A brief synopsis of each of these seminars is given in the following page.
This group of text seminars aims to trace the influence of Hegel’s work on the post-war conceptions of literature set forth by Bataille and Blanchot. The motivating question is: How might literature respond to philosophy’s demand for self-knowledge? Or what does the philosophical aspiration to self-knowledge look like in literary terms? In this, we will see how the question of literature is entangled with a host of other concerns, including the status of consciousness and discursive thought, freedom, history, action, sovereignty, and the comprehension of existence.
Text Seminar 1: Reading Hegel’s Phenomenology of Spirit, 178-195
Here we’ll focus on Hegel’s Phenomenology of Spirt, sections 178-195. These passages are notorious in the history of western philosophy, anchoring both Marx’s conception of revolution and Sartre’s treatment of the other person. For our purposes, though, we’ll be reading these sections with an emphasis on the role of desire and death in the production of Spirit. Our aim will be to first situation these sections within the larger trajectory of the Phenomenology of Spirit, and second to understand the productive character of negation and its role in Hegel’s conception of self-consciousness and history. We will focus on clarifying the logic, stakes, and articulation of Hegel’s claim that Spirit must undergo death, that is, incorporate death and detach itself from the order of natural existence, in order to truly know itself. We will also pay close attention to the way in which this claim is governed by the relation of servitude and sovereignty, since these themes play important roles in the inheritance of Hegel’s work in France that we will treat in subsequent seminars. Other key questions raised by this reading include: what is the relation of self and other? To what extent is violence required for history to progress? To what extent might recognition be taken as a paradigm for ethics? What do these passages tell us about Hegel’s conception of freedom? What is the relation of work and self-consciousness?

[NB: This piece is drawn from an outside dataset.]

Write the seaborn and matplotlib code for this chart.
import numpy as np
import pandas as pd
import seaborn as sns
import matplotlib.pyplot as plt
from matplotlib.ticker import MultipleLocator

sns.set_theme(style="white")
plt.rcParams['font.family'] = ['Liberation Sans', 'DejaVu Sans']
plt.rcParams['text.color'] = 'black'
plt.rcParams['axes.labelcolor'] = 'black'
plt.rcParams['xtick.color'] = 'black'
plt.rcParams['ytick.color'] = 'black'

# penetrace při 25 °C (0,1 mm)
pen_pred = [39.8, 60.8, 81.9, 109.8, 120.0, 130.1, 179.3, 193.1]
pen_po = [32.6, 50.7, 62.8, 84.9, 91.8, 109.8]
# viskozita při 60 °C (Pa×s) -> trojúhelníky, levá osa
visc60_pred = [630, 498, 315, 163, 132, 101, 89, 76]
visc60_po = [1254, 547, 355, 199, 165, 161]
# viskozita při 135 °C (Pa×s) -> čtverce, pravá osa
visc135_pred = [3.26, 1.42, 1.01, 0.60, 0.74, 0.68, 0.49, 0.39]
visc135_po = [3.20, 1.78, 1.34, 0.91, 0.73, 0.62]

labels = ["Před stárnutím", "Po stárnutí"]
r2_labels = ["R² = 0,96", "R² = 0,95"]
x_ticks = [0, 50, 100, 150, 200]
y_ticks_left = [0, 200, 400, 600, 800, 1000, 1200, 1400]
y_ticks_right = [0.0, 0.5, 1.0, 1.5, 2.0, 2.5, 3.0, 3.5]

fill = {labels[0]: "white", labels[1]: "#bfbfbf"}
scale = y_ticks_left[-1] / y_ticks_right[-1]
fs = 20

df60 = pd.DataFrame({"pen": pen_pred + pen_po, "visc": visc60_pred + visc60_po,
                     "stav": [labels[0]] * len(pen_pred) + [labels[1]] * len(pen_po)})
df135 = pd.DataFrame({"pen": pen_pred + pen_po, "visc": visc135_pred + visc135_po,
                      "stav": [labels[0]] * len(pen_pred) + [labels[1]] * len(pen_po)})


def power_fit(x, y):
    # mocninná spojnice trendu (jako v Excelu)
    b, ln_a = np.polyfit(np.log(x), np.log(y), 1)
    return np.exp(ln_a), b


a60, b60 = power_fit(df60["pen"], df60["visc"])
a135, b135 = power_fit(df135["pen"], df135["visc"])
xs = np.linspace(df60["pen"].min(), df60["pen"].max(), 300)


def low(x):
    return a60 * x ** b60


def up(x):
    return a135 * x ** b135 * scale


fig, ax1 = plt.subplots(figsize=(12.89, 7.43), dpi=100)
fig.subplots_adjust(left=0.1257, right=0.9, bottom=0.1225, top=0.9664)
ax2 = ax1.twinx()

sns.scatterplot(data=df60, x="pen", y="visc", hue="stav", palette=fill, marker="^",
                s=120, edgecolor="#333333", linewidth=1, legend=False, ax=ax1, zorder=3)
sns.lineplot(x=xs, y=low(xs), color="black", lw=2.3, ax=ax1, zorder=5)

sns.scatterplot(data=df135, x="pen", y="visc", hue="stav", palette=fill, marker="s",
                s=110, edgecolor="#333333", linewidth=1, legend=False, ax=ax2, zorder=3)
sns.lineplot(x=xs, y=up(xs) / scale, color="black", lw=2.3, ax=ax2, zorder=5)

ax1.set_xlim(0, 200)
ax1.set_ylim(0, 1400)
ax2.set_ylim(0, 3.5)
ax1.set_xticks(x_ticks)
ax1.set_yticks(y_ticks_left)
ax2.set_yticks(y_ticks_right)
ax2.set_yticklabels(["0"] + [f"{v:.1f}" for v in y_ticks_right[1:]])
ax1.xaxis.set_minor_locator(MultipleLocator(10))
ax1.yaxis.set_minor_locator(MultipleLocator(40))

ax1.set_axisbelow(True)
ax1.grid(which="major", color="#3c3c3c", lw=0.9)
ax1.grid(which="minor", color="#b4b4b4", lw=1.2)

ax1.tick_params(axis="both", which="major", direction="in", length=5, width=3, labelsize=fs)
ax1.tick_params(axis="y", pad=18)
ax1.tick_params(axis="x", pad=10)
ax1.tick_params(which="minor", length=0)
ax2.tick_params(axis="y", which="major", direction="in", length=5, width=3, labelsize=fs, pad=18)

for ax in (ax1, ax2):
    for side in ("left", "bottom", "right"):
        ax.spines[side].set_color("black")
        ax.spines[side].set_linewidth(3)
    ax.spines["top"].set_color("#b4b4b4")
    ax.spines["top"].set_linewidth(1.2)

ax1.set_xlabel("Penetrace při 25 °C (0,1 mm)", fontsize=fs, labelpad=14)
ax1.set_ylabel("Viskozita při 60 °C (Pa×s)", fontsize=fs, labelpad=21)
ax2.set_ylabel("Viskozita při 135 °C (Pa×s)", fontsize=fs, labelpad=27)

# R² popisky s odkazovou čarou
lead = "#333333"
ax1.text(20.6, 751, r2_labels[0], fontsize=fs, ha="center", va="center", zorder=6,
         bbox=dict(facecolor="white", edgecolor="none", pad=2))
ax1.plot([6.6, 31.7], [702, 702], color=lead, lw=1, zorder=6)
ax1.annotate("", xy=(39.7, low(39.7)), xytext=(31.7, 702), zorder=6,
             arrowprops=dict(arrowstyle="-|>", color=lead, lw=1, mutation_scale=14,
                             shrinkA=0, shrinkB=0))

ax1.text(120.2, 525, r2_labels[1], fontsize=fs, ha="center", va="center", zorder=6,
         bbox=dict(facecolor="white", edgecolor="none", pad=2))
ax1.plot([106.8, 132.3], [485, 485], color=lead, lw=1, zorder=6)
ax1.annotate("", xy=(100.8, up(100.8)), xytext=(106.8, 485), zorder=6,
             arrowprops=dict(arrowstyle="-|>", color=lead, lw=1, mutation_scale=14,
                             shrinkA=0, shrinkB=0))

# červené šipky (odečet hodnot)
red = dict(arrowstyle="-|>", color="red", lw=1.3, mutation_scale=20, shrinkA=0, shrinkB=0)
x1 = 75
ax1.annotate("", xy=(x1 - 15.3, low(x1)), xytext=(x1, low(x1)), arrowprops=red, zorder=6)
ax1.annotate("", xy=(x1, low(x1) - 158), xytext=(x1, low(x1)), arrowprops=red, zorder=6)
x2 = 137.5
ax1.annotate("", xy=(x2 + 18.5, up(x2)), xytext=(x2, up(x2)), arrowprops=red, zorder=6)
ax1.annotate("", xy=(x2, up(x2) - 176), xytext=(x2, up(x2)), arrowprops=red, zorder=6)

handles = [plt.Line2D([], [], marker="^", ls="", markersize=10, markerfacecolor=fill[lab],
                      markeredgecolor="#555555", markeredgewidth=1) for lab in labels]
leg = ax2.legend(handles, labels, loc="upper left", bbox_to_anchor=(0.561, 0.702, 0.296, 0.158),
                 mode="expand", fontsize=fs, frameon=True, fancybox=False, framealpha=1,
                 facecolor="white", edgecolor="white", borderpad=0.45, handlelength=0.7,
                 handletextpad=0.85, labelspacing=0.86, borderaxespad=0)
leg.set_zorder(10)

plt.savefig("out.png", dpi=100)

Text Seminar 2: Bataille on Literature and History I: Reading his correspondence with Alexandre Kojeve
The next two text seminars will treat Bataille’s conceptions of literature and history in the 1930s as framed by an inheritance and reconfiguration of Hegelian categories. We will begin by looking at two short preparatory texts where Bataille addresses Kojève’s interpretation of Hegel. In the first—titled “Hegel, Death, and Sacrifice”—we will track Bataille’s insistence that death cannot be immediately experienced and hence requires subterfuge, and we will pay close attention to the role literature plays in relation to this. We will then supplement this account with Bataille’s famous letter to Kojève (“Letter to X”), where Bataille links unemployed negativity to the end of history. This seminar will enable us to mark the imbrication of literature, death, and history, which is essential to Blanchot’s reception of Hegel below. Other key questions raised by these readings include: What is the relation of the human being to the animal? What is meant by the end of history? What are the limits of Aristotle’s definition of the human being as the animal that possesses speech, the rational animal? In what manner does sacrifice define human being?

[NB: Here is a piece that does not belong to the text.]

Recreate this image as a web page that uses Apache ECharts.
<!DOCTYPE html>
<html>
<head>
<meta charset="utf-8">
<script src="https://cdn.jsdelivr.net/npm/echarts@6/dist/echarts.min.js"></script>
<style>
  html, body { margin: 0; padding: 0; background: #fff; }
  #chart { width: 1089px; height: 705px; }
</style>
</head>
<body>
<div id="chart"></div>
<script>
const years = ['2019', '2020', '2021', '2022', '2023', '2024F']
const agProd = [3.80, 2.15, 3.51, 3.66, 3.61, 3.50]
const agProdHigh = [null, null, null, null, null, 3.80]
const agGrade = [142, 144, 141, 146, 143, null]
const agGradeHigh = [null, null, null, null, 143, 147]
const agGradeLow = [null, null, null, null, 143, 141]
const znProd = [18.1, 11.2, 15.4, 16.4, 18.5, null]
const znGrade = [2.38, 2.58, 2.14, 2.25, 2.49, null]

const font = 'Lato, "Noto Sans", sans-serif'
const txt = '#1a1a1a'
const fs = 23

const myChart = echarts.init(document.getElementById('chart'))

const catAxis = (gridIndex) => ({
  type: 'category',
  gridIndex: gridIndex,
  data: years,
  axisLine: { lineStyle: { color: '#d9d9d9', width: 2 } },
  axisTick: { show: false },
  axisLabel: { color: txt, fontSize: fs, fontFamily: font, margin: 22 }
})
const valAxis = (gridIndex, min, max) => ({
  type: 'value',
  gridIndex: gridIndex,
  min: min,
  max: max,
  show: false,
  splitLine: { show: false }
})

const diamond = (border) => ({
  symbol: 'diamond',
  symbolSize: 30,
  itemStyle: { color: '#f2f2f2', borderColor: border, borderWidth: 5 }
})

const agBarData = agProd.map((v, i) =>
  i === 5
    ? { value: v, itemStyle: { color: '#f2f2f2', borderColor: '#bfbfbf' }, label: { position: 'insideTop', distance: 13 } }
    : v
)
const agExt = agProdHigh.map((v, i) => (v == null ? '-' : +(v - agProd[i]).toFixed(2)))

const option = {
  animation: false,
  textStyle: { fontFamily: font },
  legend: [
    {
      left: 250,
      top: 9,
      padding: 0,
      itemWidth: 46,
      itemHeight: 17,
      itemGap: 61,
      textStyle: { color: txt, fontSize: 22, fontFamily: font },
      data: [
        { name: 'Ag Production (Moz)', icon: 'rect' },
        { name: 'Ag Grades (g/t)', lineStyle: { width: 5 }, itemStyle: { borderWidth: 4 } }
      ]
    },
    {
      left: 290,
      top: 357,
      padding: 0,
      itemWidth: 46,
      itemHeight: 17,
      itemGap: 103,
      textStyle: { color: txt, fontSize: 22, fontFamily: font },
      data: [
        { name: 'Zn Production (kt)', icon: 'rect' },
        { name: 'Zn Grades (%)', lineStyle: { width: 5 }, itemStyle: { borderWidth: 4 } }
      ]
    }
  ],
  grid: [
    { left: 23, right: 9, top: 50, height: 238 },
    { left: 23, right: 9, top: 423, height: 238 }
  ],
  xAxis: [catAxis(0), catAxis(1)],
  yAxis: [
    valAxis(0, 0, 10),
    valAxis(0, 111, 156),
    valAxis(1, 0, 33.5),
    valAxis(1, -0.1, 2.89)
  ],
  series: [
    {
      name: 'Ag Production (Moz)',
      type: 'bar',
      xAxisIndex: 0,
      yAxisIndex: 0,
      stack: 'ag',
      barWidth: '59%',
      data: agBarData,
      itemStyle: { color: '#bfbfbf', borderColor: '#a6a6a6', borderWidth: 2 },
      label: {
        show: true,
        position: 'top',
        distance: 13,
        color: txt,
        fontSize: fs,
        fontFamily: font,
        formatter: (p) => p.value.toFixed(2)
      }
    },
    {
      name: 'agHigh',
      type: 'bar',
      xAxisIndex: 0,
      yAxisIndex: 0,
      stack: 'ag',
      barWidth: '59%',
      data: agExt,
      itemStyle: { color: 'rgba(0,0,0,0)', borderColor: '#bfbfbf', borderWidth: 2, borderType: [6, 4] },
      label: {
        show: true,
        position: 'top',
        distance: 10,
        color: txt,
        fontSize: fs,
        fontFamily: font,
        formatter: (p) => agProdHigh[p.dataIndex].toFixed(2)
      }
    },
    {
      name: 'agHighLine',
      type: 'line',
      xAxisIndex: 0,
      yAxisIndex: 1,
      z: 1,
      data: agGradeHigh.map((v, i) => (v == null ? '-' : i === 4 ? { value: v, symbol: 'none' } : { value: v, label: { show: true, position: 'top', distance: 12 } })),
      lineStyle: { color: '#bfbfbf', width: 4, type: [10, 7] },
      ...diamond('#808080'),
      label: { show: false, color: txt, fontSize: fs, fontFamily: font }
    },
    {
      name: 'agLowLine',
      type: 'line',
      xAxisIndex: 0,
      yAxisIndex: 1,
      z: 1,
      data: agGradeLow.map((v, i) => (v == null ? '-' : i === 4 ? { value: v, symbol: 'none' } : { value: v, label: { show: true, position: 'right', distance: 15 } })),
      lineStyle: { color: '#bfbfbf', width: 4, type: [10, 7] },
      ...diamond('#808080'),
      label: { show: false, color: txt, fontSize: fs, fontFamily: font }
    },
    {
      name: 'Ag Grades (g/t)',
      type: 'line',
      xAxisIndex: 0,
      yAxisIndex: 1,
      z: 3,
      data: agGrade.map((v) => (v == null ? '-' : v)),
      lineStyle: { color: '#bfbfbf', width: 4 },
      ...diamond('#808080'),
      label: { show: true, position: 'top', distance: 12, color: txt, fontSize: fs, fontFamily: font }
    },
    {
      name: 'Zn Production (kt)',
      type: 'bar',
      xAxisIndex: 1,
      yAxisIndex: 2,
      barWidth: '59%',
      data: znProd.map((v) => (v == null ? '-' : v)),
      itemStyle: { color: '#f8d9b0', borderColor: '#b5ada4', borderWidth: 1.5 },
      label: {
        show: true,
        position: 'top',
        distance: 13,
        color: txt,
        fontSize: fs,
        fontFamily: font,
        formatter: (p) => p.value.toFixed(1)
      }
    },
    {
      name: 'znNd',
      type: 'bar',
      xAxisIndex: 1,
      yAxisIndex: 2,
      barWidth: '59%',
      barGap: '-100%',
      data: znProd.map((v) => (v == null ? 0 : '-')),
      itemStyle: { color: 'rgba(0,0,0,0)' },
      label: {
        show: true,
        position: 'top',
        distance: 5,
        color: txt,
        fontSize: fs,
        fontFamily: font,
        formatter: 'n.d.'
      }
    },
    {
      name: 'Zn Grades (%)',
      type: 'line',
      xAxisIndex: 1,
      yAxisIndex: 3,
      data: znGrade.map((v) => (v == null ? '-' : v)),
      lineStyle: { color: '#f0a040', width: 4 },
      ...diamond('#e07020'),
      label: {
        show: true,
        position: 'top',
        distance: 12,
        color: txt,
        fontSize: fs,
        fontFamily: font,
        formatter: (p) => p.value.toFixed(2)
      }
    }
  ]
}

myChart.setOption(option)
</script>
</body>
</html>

Text Seminar 3: Bataille on Literature and History II: Reading “The Sorcerer’s Apprentice” (1936)
Bataille’s 1936 essay, “The Sorcerer’s Apprentice,” begins as a meditation on the fragmented character of contemporary human life. Bataille understands that fragmentation in terms of unemployed negativity, that is, in terms of the now historically specific incapacity of human being to produce itself through the meaningful transformation of its world. This is most evident in what Bataille identifies as the bifurcation of truth and meaning, which is exemplified in the one-sided character of scientific and artistic achievements, respectfully. Reading this essay, we will pay close attention to the legacies of sovereignty that persist in artworks, and by extension, literature, and we will try to give an account of Bataille’s understanding of that persistence in contrast to transformative action and determinate negation. This will enable us to mark the reconfiguration of key Hegelian categories, including the place of art in the development of Spirit, the human being’s relation to negativity, the essential character of our relation to others, and the role of consciousness. Other key questions posed by the reading include: what is the nature of community? What is the relation of myth and history?

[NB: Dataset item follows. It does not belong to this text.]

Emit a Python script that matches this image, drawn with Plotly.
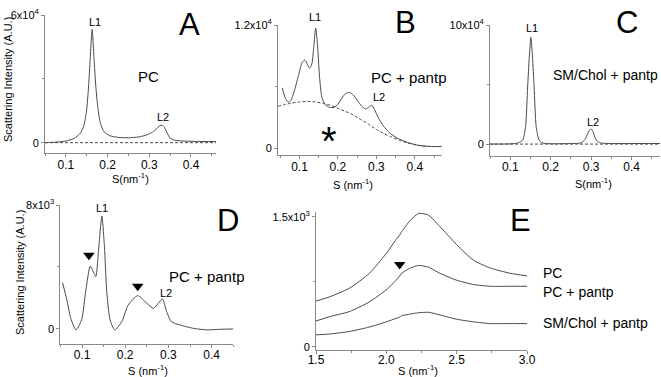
import plotly.graph_objects as go

W, H = 661, 377
FONT = "Arial, Liberation Sans, sans-serif"
LINE = "#4a4a4a"
AX = "#8a8a8a"


def px(x):
    return x / W


def py(y):
    return 1 - y / H


# ---------------- data ----------------
# Panel A : PC   (intensity in units of 1e4)
A_s = [0.05, 0.08, 0.10, 0.12, 0.135, 0.143, 0.149, 0.154, 0.158, 0.163, 0.168, 0.172,
       0.177, 0.183, 0.192, 0.205, 0.225, 0.25, 0.275, 0.295, 0.308, 0.318, 0.325, 0.331,
       0.337, 0.343, 0.35, 0.36, 0.38, 0.41, 0.46]
A_i = [0.0, 0.03, 0.08, 0.2, 0.45, 0.8, 1.4, 2.5, 3.8, 5.33, 3.8, 2.6,
       1.6, 0.9, 0.5, 0.33, 0.25, 0.23, 0.27, 0.37, 0.5, 0.66, 0.8, 0.82,
       0.7, 0.45, 0.22, 0.12, 0.08, 0.06, 0.05]

# Panel B : PC + pantp (units of 1e4), solid and dashed background
B_s = [0.055, 0.062, 0.07, 0.078, 0.088, 0.098, 0.106, 0.113, 0.12, 0.126, 0.132, 0.137,
       0.142, 0.147, 0.152, 0.158, 0.166, 0.178, 0.19, 0.2, 0.21, 0.22, 0.23, 0.24, 0.25,
       0.262, 0.272, 0.28, 0.288, 0.295, 0.305, 0.318, 0.335, 0.355, 0.38, 0.41, 0.44, 0.47]
B_i = [0.59, 0.5, 0.45, 0.47, 0.58, 0.72, 0.83, 0.86, 0.82, 0.78, 0.82, 0.98,
       1.17, 1.0, 0.7, 0.5, 0.43, 0.4, 0.4, 0.43, 0.49, 0.535, 0.545, 0.52, 0.47,
       0.41, 0.385, 0.4, 0.42, 0.38, 0.3, 0.22, 0.15, 0.1, 0.06, 0.03, 0.02, 0.02]
B_bg_s = [0.044, 0.06, 0.08, 0.1, 0.12, 0.14, 0.16, 0.18, 0.2, 0.22, 0.24, 0.26, 0.28,
          0.3, 0.32, 0.34, 0.36, 0.38, 0.4, 0.42, 0.44, 0.47]
B_bg_i = [0.41, 0.425, 0.442, 0.452, 0.457, 0.453, 0.44, 0.42, 0.39, 0.36, 0.325, 0.28,
          0.235, 0.185, 0.145, 0.11, 0.08, 0.055, 0.037, 0.025, 0.02, 0.018]

# Panel C : SM/Chol + pantp (units of 1e4)
C_s = [0.05, 0.1, 0.12, 0.131, 0.138, 0.143, 0.147, 0.151, 0.155, 0.159, 0.164, 0.171,
       0.18, 0.2, 0.25, 0.275, 0.285, 0.291, 0.296, 0.301, 0.305, 0.31, 0.316, 0.326,
       0.35, 0.4, 0.47]
C_i = [0.0, 0.02, 0.1, 0.35, 1.5, 4.8, 7.3, 8.96, 7.3, 4.8, 1.5, 0.35,
       0.1, 0.03, 0.05, 0.1, 0.4, 0.85, 1.18, 1.25, 1.0, 0.5, 0.2, 0.08,
       0.05, 0.05, 0.05]

# Panel D : PC + pantp, background subtracted (units of 1e3)
D_s = [0.055, 0.065, 0.074, 0.086, 0.099, 0.109, 0.119, 0.126, 0.132, 0.139, 0.146, 0.152,
       0.157, 0.165, 0.176, 0.192, 0.207, 0.229, 0.25, 0.265, 0.277, 0.286, 0.296, 0.307,
       0.327, 0.358, 0.389, 0.42, 0.45]
D_i = [2.99, 1.87, 0.69, -0.06, 0.58, 2.52, 4.06, 3.7, 3.38, 5.31, 7.29, 5.31,
       2.52, 0.58, -0.06, 0.47, 1.55, 2.15, 1.66, 1.33, 1.66, 1.94, 1.12, 0.47,
       0.26, 0.04, -0.06, -0.02, 0.0]
D_mark_s = [0.116, 0.229]
D_mark_i = [4.75, 2.75]

# Panel E : wide-angle region (units of 1e3)
E_s = [1.5, 1.6, 1.74, 1.88, 2.0, 2.07, 2.09, 2.11, 2.17, 2.23, 2.3, 2.38, 2.5, 2.62,
       2.74, 2.88, 3.0]
E_pc = [0.53, 0.58, 0.68, 0.85, 1.08, 1.24, 1.28, 1.33, 1.46, 1.54, 1.52, 1.39, 1.18,
        1.0, 0.91, 0.85, 0.82]
E_pcp = [0.30, 0.35, 0.41, 0.52, 0.66, 0.77, 0.81, 0.85, 0.91, 0.94, 0.92, 0.85, 0.77,
         0.72, 0.70, 0.70, 0.70]
E_sm = [0.14, 0.15, 0.18, 0.23, 0.29, 0.33, 0.34, 0.36, 0.38, 0.395, 0.40, 0.37, 0.32,
        0.29, 0.27, 0.27, 0.27]
E_mark_s = [2.095]
E_mark_i = [0.95]

x_ticks = [0.1, 0.2, 0.3, 0.4]
x_minor = [0.05, 0.15, 0.25, 0.35, 0.45]
E_ticks = [1.5, 2.0, 2.5, 3.0]
E_minor = [1.75, 2.25, 2.75]

# ---------------- figure ----------------
fig = go.Figure()


def curve(xs, ys, scale, xa, ya, dash="solid"):
    fig.add_trace(go.Scatter(
        x=xs, y=[v * scale for v in ys], mode="lines", xaxis=xa, yaxis=ya,
        line=dict(color=LINE, width=1, dash=dash, shape="spline", smoothing=0.6),
        showlegend=False, hoverinfo="skip"))


DASH = "3px,2px"
curve(A_s, A_i, 1e4, "x", "y")
curve([A_s[0], A_s[-1]], [0, 0], 1e4, "x", "y", dash=DASH)
curve(B_s, B_i, 1e4, "x2", "y2")
curve(B_bg_s, B_bg_i, 1e4, "x2", "y2", dash=DASH)
curve(C_s, C_i, 1e4, "x3", "y3")
curve([C_s[0], C_s[-1]], [0, 0], 1e4, "x3", "y3", dash=DASH)
curve(D_s, D_i, 1e3, "x4", "y4")
curve(E_s, E_pc, 1e3, "x5", "y5")
curve(E_s, E_pcp, 1e3, "x5", "y5")
curve(E_s, E_sm, 1e3, "x5", "y5")

for xs, ys, sc, xa, ya in [(D_mark_s, D_mark_i, 1e3, "x4", "y4"),
                           (E_mark_s, E_mark_i, 1e3, "x5", "y5")]:
    fig.add_trace(go.Scatter(
        x=xs, y=[v * sc for v in ys], mode="markers", xaxis=xa, yaxis=ya,
        marker=dict(symbol="triangle-down", size=10, color="black"),
        showlegend=False, hoverinfo="skip"))


def xaxis(dom, rng, vals, minor, anchor, standoff):
    return dict(domain=dom, range=rng, anchor=anchor, showline=True, linecolor=AX,
                linewidth=1, ticks="outside", ticklen=3, tickcolor=AX, showgrid=False,
                zeroline=False, tickmode="array", tickvals=vals,
                ticktext=[f"{v:.1f}" for v in vals], ticklabelstandoff=standoff,
                tickfont=dict(family=FONT, size=12, color="black"),
                minor=dict(tickvals=minor, ticks="outside", ticklen=2, tickcolor=AX),
                automargin=False, fixedrange=True)


def yaxis(dom, rng, top, toptext, anchor):
    return dict(domain=dom, range=rng, anchor=anchor, showline=True, linecolor=AX,
                linewidth=1, ticks="outside", ticklen=3, tickcolor=AX, showgrid=False,
                zeroline=False, tickmode="array", tickvals=[0, top],
                ticktext=["0", toptext],
                tickfont=dict(family=FONT, size=11, color="black"),
                minor=dict(tickvals=[top / 2], ticks="outside", ticklen=2, tickcolor=AX),
                automargin=False, fixedrange=True)


fig.update_layout(
    width=W, height=H, margin=dict(l=0, r=0, t=0, b=0, autoexpand=False),
    paper_bgcolor="white", plot_bgcolor="white",
    xaxis=xaxis([px(45), px(216)], [0.05, 0.46], x_ticks, x_minor, "y", -2),
    yaxis=yaxis([py(153), py(15)], [-4850, 60000], 60000, "6x10<sup>4</sup>", "x"),
    xaxis2=xaxis([px(278), px(441.7)], [0.044, 0.47], x_ticks, x_minor, "y2", -2),
    yaxis2=yaxis([py(155), py(25)], [-630, 12000], 12000, "1.2x10<sup>4</sup>", "x2"),
    xaxis3=xaxis([px(490), px(660)], [0.05, 0.47], x_ticks, x_minor, "y3", -3),
    yaxis3=yaxis([py(156), py(25)], [-10000, 100000], 100000, "10x10<sup>4</sup>", "x3"),
    xaxis4=xaxis([px(60.4), px(233.2)], [0.05, 0.45], x_ticks, x_minor, "y4", -3),
    yaxis4=yaxis([py(344), py(205)], [-970, 8000], 8000, "8x10<sup>3</sup>", "x4"),
    xaxis5=xaxis([px(316), px(527)], [1.5, 3.0], E_ticks, E_minor, "y5", -4),
    yaxis5=yaxis([py(349.5), py(211.7)], [-29, 1560], 1500, "1.5x10<sup>3</sup>", "x5"),
)


def text(x, y, s, size, xanchor="center", angle=0, family=FONT):
    fig.add_annotation(x=px(x), y=py(y), xref="paper", yref="paper", text=s,
                       showarrow=False, xanchor=xanchor, yanchor="middle",
                       textangle=angle, font=dict(family=family, size=size, color="black"))


# panel letters
text(190, 24, "A", 31)
text(405, 23, "B", 31)
text(627, 23, "C", 31)
text(228, 221, "D", 31)
text(520, 220, "E", 31)

# sample labels
text(148, 76, "PC", 15)
text(408, 77, "PC + pantp", 15)
text(605, 75, "SM/Chol + pantp", 14)
text(206, 276, "PC + pantp", 15)
text(541, 273, "PC", 14, xanchor="left")
text(541, 292, "PC + pantp", 14, xanchor="left")
text(541, 323, "SM/Chol + pantp", 14, xanchor="left")

# peak labels
text(95, 22, "L1", 11)
text(163, 117, "L2", 11)
text(315, 17, "L1", 11)
text(379, 97, "L2", 11)
text(532, 28, "L1", 11)
text(593, 122, "L2", 11)
text(102, 208, "L1", 11)
text(166, 293, "L2", 11)

# asterisk
text(329, 141, "*", 40)

# axis titles
text(130, 178, "S(nm<sup>-1</sup>)", 11)
text(353, 184, "S (nm<sup>-1</sup>)", 11)
text(593, 183, "S(nm<sup>-1</sup>)", 11)
text(148, 370, "S (nm<sup>-1</sup>)", 11)
text(418, 370, "S (nm<sup>-1</sup>)", 11)
text(8, 80, "Scattering Intensity (A.U.)", 11, angle=-90)
text(20, 273, "Scattering Intensity (A.U.)", 11, angle=-90)

fig.write_html(
    "out.html",
    config={"displayModeBar": False},
    post_script="document.body.style.margin='0';document.body.style.overflow='hidden';",
)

Text Seminars 4 & 5: Blanchot on the Possibility of Literature I & II: Reading Literature and the Right to Death
These seminars will be devoted to reading Blanchot’s essay, “Literature and the Right to Death.” In that essay, Blanchot claims that literature begins when it becomes a question, and he understands that question in terms of enduring and gaining from death the possibility of speaking. Our first session will focus on the obvious links between this claim and the texts from Hegel and Bataille studied in the earlier seminars. Here we will look at Blanchot’s treatment of what he calls the bad faith of the writer, the relation of literature and history (especially revolution), and the relation of literature and action. Our second session will focus on Blanchot’s account of literary language that follows from this. Here we will work to exposit the meaning of Blanchot’s claim that literature attempts to reveal the very possibility of signification, again paying close attention to the role death plays in that attempt. We will ask about the suitability of literature for grasping the absolute and we will try to determine the extent to which Blanchot’s conception of literature preserves or reconfigures something of Hegel’s notion of sovereignty and Bataille’s notion of “total existence.” Other issues arising in the reading include: the relation of spoken (everyday) and written (literary) language, the difference between death and dying, the difference between existence and existents, the possibility of absolute freedom, and the distinction between committed literature and a commitment to literature.